By Mombee on
Hi,
I’m looking at building a site that runs the following predicted metrics each month:
• 320k visits
• 200k unique visits
• 5m page views
• 14k uploads
• 16Gb total uploads
I'm keen to use Drupal and have done a fair bit of reading about tuning for higher volumes (using Memcache and the like), but are these figures pushing the boundaries with Drupal?? We'd be using Drupal 6.0.
Cheers.
Comments
There are sites with similar volumes
A fair amount of server architecting and tuning is required. Certainly achievable. The memcache module needs porting to D6 (something I've urgently wanted to do for a while)
- Robert Douglass
-----
my Drupal book
Hi Robert, Assuming that
Hi Robert,
Assuming that we’ve dealt with the ‘standard’ server issues (i.e. bandwidth, CPU, memory, IO) effectively with dedicated hardware, are there any specific Drupal tuning that we should focus on and get up-to-speed with?
I know that Cron jobs can be an issue, but I suspect that’s unlikely to affect us. Simultaneous users could be a Drupal problem, but my understanding is that Memcache will help there.
Cheers.
high performance is for you
Hello Mombee,
I think you might like to join the High Performance group:
"This group is dedicated to solutions and approaches for high traffic, high performing Drupal sites. As such, it will deal with a lot of information around the rest of a typical Drupal "stack" -- the operating system, web server, database, and PHP tweaks that combine to support the Drupal application."
http://groups.drupal.org/high-performance
There's a lot of good help
There's a lot of good help in the high performance group. I just finished moving a high traffic site from WP to Drupal this weekend (crooksandliars.com). We average about a 1/4 million visitors a day and 400,000 page views. Yesterday while monitoring we had periods where we had 6,000+ guests and 50+ logged in users on the site and the servers were sitting almost idle. We also had 1 hour where we hit over 30,000 page views and the servers never broke a sweat.

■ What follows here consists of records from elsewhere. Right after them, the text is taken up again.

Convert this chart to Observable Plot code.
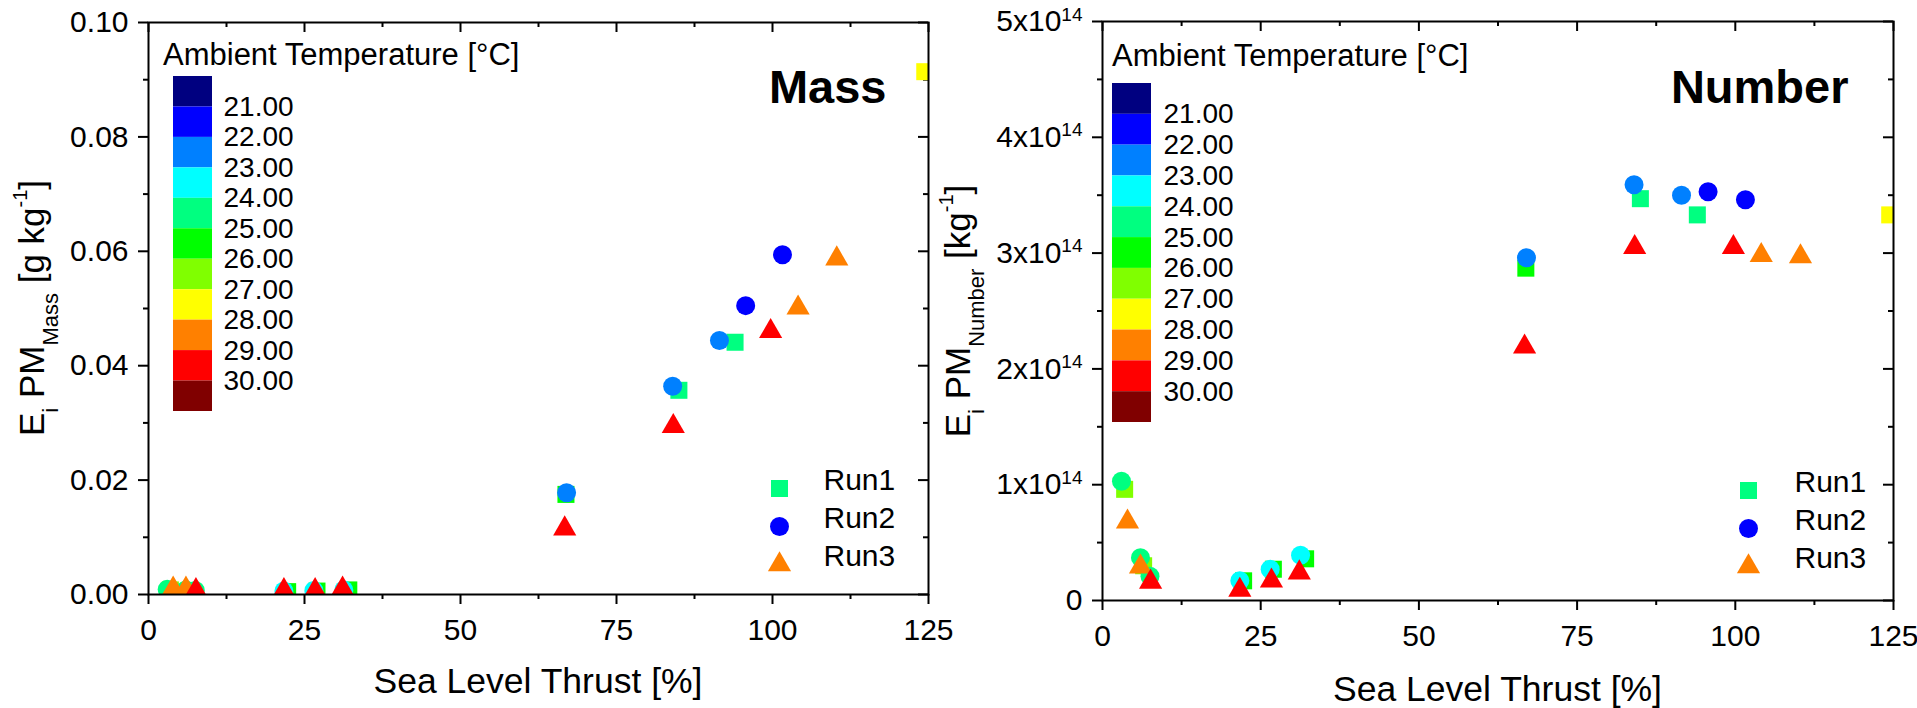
<!DOCTYPE html>
<html><head><meta charset="utf-8">
<script src="https://cdn.jsdelivr.net/npm/d3@7"></script>
<script src="https://cdn.jsdelivr.net/npm/@observablehq/plot@0.6"></script>
<style>
body{margin:0;background:#fff;}
#wrap{position:relative;width:1917px;height:708px;overflow:hidden;font-family:"Liberation Sans",Arial,sans-serif;}
#wrap > svg, #wrap > figure{position:absolute;margin:0;}
</style></head><body><div id="wrap"></div>
<script>
// ---------- data ----------
const thrustTicks = [0, 25, 50, 75, 100, 125];
const thrustMinor = [12.5, 37.5, 62.5, 87.5, 112.5];
const massTicks = [0, 0.02, 0.04, 0.06, 0.08, 0.10];
const massMinor = [0.01, 0.03, 0.05, 0.07, 0.09];
const numberTicks = [0, 1e14, 2e14, 3e14, 4e14, 5e14];
const numberMinor = [0.5e14, 1.5e14, 2.5e14, 3.5e14, 4.5e14];
const tempTicks = [21, 22, 23, 24, 25, 26, 27, 28, 29, 30];
const tempBandStarts = [20, 21, 22, 23, 24, 25, 26, 27, 28, 29, 30];
const tempColors = ["#000080","#0000ff","#0080ff","#00ffff","#00ff80","#00ff00","#80ff00","#ffff00","#ff8000","#ff0000","#800000"];
const runNames = ["Run1", "Run2", "Run3"];
const runSymbols = ["square", "circle", "triangle"];
const runLegendColors = ["#00ff80", "#0000ff", "#ff8000"];

const run1Thrust = [3.5, 6.5, 22.3, 27.0, 32.1, 66.9, 85.0, 94.0, 124.4];
const run1Mass   = [0.0008, 0.0007, 0.0005, 0.0006, 0.0008, 0.0175, 0.0357, 0.0441, 0.0914];
const run1Number = [0.96e14, 0.30e14, 0.17e14, 0.27e14, 0.36e14, 2.87e14, 3.47e14, 3.33e14, 3.33e14];
const run1Temp   = [26.5, 26.5, 25.5, 25.5, 25.5, 25.5, 24.5, 24.5, 27.5];

const run2Thrust = [3.0, 6.0, 7.5, 21.7, 26.5, 31.3, 67.0, 84.0, 91.5, 95.7, 101.6];
const run2Mass   = [0.0009, 0.0008, 0.0007, 0.0006, 0.0007, 0.0008, 0.0178, 0.0364, 0.0444, 0.0505, 0.0594];
const run2Number = [1.03e14, 0.37e14, 0.21e14, 0.17e14, 0.27e14, 0.39e14, 2.96e14, 3.59e14, 3.50e14, 3.53e14, 3.46e14];
const run2Temp   = [24.5, 24.5, 24.5, 23.5, 23.5, 23.5, 22.5, 22.5, 22.5, 21.5, 21.5];

const run3Thrust = [3.95, 6.0, 7.6, 21.7, 26.7, 31.1, 66.7, 84.1, 99.7, 104.1, 110.3];
const run3Mass   = [0.0010, 0.0010, 0.0007, 0.0007, 0.0007, 0.0010, 0.0115, 0.0294, 0.0460, 0.0501, 0.0587];
const run3Number = [0.68e14, 0.29e14, 0.16e14, 0.09e14, 0.17e14, 0.24e14, 2.19e14, 3.05e14, 3.05e14, 2.98e14, 2.97e14];
const run3Temp   = [28.5, 28.5, 29.5, 29.5, 29.5, 29.5, 29.5, 29.5, 29.5, 28.5, 28.5];

// ---------- build ----------
const rows = (t, m, n, tp) => t.map((x, i) => ({thrust: x, mass: m[i], number: n[i], temp: tp[i]}));
const runs = [
  rows(run1Thrust, run1Mass, run1Number, run1Temp),
  rows(run2Thrust, run2Mass, run2Number, run2Temp),
  rows(run3Thrust, run3Mass, run3Number, run3Temp)
];
const symbolR = {square: 9.6, circle: 9.5, triangle: 8.6};
const FONT = "'Liberation Sans', Arial, sans-serif";
const wrap = document.getElementById("wrap");

function panel(o) {
  const plotW = o.width - o.mL - o.mR, plotH = 708 - o.mT - o.mB;
  const marks = [
    Plot.axisX({ticks: thrustTicks, tickSize: 10, tickPadding: 14, strokeWidth: 2, fontSize: 30, label: null, tickFormat: d => String(d)}),
    Plot.axisX({ticks: thrustMinor, tickSize: 5, strokeWidth: 2, label: null, tickFormat: () => ""}),
    Plot.axisY({ticks: o.yTicks, tickSize: 10, tickPadding: 10, strokeWidth: 2, fontSize: 30, label: null, tickFormat: o.yFormat}),
    Plot.axisY({ticks: o.yMinor, tickSize: 5, strokeWidth: 2, label: null, tickFormat: () => ""}),
    Plot.tickX(thrustTicks, {x: d => d, insetBottom: plotH - 10, strokeWidth: 2}),
    Plot.tickX(thrustMinor, {x: d => d, insetBottom: plotH - 5, strokeWidth: 2}),
    Plot.tickY(o.yTicks, {y: d => d, insetLeft: plotW - 10, strokeWidth: 2}),
    Plot.tickY(o.yMinor, {y: d => d, insetLeft: plotW - 5, strokeWidth: 2})
  ];
  runs.forEach((data, i) => {
    marks.push(Plot.dot(data, {x: "thrust", y: o.yKey, fill: "temp", symbol: runSymbols[i], r: symbolR[runSymbols[i]], clip: true}));
  });
  runNames.forEach((name, i) => {
    marks.push(Plot.dot([name], {frameAnchor: "bottom-right", dx: o.legDx, dy: o.legDy[i], symbol: runSymbols[i], r: symbolR[runSymbols[i]], fill: runLegendColors[i]}));
    marks.push(Plot.text([name], {text: d => d, frameAnchor: "bottom-right", dx: o.legTextDx, dy: o.legDy[i] + 1, textAnchor: "start", fontSize: 30, fill: "#000"}));
  });
  marks.push(Plot.text([o.name], {text: d => d, frameAnchor: "top-right", dx: o.nameDx, dy: o.nameDy, textAnchor: "end", lineAnchor: "top", fontSize: 47, fontWeight: "bold", fill: "#000"}));
  marks.push(Plot.frame({strokeWidth: 2, stroke: "#000"}));
  const svg = Plot.plot({
    width: o.width, height: 708,
    marginLeft: o.mL, marginRight: o.mR, marginTop: o.mT, marginBottom: o.mB,
    style: {fontFamily: FONT, fontSize: "30px", color: "#000", background: "transparent", overflow: "visible"},
    x: {domain: [0, 125]},
    y: {domain: o.yDomain},
    color: {type: "threshold", domain: tempTicks, range: tempColors},
    marks
  });
  svg.style.left = o.left + "px";
  svg.style.top = "0px";
  wrap.appendChild(svg);
  const s = d3.select(svg);
  // superscript tick labels
  s.selectAll('g[aria-label="y-axis tick label"] text').each(function () {
    const t = this.textContent;
    if (t.includes("^")) {
      const [base, exp] = t.split("^");
      this.textContent = "";
      const el = d3.select(this);
      el.append("tspan").text(base);
      el.append("tspan").attr("dy", "-0.55em").attr("font-size", 19).text(exp);
    }
  });
  // y title
  const yt = s.append("text").attr("transform", `translate(${o.yTitleX},${o.yTitleY}) rotate(-90)`)
    .attr("text-anchor", "middle").attr("font-size", 35).attr("font-family", FONT).attr("fill", "#000");
  yt.append("tspan").text("E");
  yt.append("tspan").attr("font-size", 22).attr("dy", 14).text("i");
  yt.append("tspan").attr("dy", -14).text(" PM");
  yt.append("tspan").attr("font-size", 22).attr("dy", 14).text(o.sub);
  yt.append("tspan").attr("dy", -14).text(" [" + o.unit);
  yt.append("tspan").attr("font-size", 20).attr("dy", -17).text("-1");
  yt.append("tspan").attr("dy", 17).text("]");
  // x title
  s.append("text").attr("x", o.xTitleX).attr("y", o.xTitleY).attr("text-anchor", "middle")
    .attr("font-size", 35.5).attr("font-family", FONT).attr("fill", "#000").text("Sea Level Thrust [%]");
  // colorbar title
  s.append("text").attr("x", o.cbTitleX).attr("y", o.cbTitleY).attr("text-anchor", "start").attr("font-size", 31)
    .attr("font-family", FONT).attr("fill", "#000").text("Ambient Temperature [°C]");
}

function colorbar(left, top, h, pad) {
  const svg = Plot.plot({
    width: 160, height: h, marginLeft: 0, marginRight: 121, marginTop: 0, marginBottom: 0,
    style: {fontFamily: FONT, fontSize: "28px", color: "#000", background: "transparent", overflow: "visible"},
    x: {domain: [0, 1], axis: null},
    y: {domain: [20, 31], reverse: true, axis: null},
    color: {type: "threshold", domain: tempTicks, range: tempColors},
    marks: [
      Plot.rect(tempBandStarts, {x1: 0, x2: 1, y1: d => d, y2: d => d + 1, fill: d => d + 0.5}),
      Plot.axisY({anchor: "right", ticks: tempTicks, tickSize: 0, tickPadding: pad, fontSize: 28, label: null, tickFormat: d3.format(".2f")})
    ]
  });
  svg.style.left = left + "px";
  svg.style.top = top + "px";
  wrap.appendChild(svg);
}

panel({
  left: 0, width: 940, mL: 148, mR: 12, mT: 22, mB: 114,
  yKey: "mass", yDomain: [0, 0.1], yTicks: massTicks, yMinor: massMinor, yFormat: d3.format(".2f"),
  legDx: -149, legDy: [-106, -68, -30], legTextDx: -105,
  name: "Mass", nameDx: -42, nameDy: 47,
  sub: "Mass", unit: "g kg", yTitleX: 44, yTitleY: 308,
  xTitleX: 538, xTitleY: 693, cbTitleX: 163, cbTitleY: 65
});
panel({
  left: 940, width: 977, mL: 162, mR: 24, mT: 21, mB: 108,
  yKey: "number", yDomain: [0, 5e14], yTicks: numberTicks, yMinor: numberMinor,
  yFormat: d => d === 0 ? "0" : `${Math.round(d / 1e14)}x10^14`,
  legDx: -145, legDy: [-110, -72, -34], legTextDx: -99,
  name: "Number", nameDx: -45, nameDy: 48,
  sub: "Number", unit: "kg", yTitleX: 30, yTitleY: 311,
  xTitleX: 557.5, xTitleY: 701, cbTitleX: 172, cbTitleY: 66
});
colorbar(173, 76, 335, 11);
colorbar(1112, 83, 339, 12);
</script></body></html>
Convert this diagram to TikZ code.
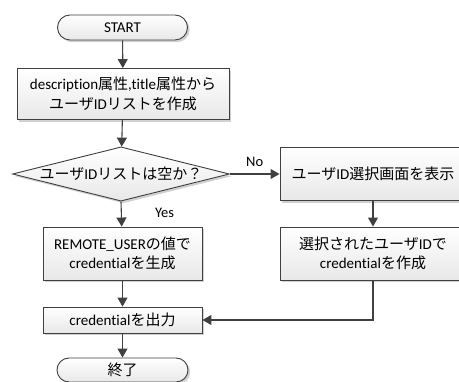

While on WP these kind of hits brought us down instantly, even with WP caching plugins. We average about 2,000 comments a day on the site, so that creates problems. One of the biggest problems was flock waits on the cache files for WP, since they do all their caching via the filesystem. On high traffic sites with constantly updating content, this is something that shouldn't be used.
We are running off two quad core machines. The first one has 8gb and handles Apache + memcache. The second also has 8gb and handles MySQL plus our static content. There are some hacks you can do to the core in order to get all the static content served from a static subdomain (and I think plans to include this option in future versions of Drupal are in the works). Basically how it works is we have an rsync script firing every minute that updates the static directory tree on the static server with the entire Drupal directory structure. We use excludes so all the files PHP, INC, MODULE, etc files aren't copied over. I also have a mod_rewrite in the static directory that checks if the file exists - if not it rewrites it back to the Drupal server. This helps when we have a lag running on the rsync, especially with things like javascript and css aggregation files.
For memcache, we are using the cache router module. This thing has been a lifesaver. Right now we are using the most basic configuration for it (a single cache bucket and one server). As traffic grows we will be expanding that.
Another hack I ended up doing to the core was the path lookup. I have it ignoring a bunch of paths like the comment edit, admin and other ones that won't be aliased. I also have the other paths caching in memcache, which greatly reduced the number of queries we need.
I keep our own Drupal with hacks under version control so I can easily create patch files and apply them when new versions of Drupal are released. Same goes for any contributed modules we are using, which is only a couple
Depending on your module needs, it can be beneficial to weigh the needs of the module versus writing your own. Drupal has a lot of great modules out there, but a lof of them also end up using a lot of needless resources. This isn't a fault of the module designer, but rather an evil necessity of having modules that can be customized to fit any site. If it's something you can write easily enough, do so. I ended up with about 12 custom modules for this site. Most could have come from contributed modules, but it was much more beneficial on the server end to write my own tailored to our exact needs.
Also do check out the high performance group. The information there is invaluable.
---------------------
HollyIT - Grab the Netbeans Drupal Development Tool at GitHub.
Depends on your hardware. I
Depends on your hardware. I have a drupal site with about 300k visit, 6 million page views and it is handling it fine. However that is including the forum, which take up 1/3 of the traffic.
If you have enough memory (I have done this with 1 gig, but 2 gig is much better) and a some what modern processor (anything better then an Atom). Running php accerlator of some type, you should be fine.
It also depends on how much modules you use. Views, and heavy dependency on search can means life or death by themselves. Bandwidth would probably be the least of your worry.
The caches helps -a lot-. Especially php accelerator. The block caches and page caches of Drupal only help maybe 5 - 10% from my experience on normal setting.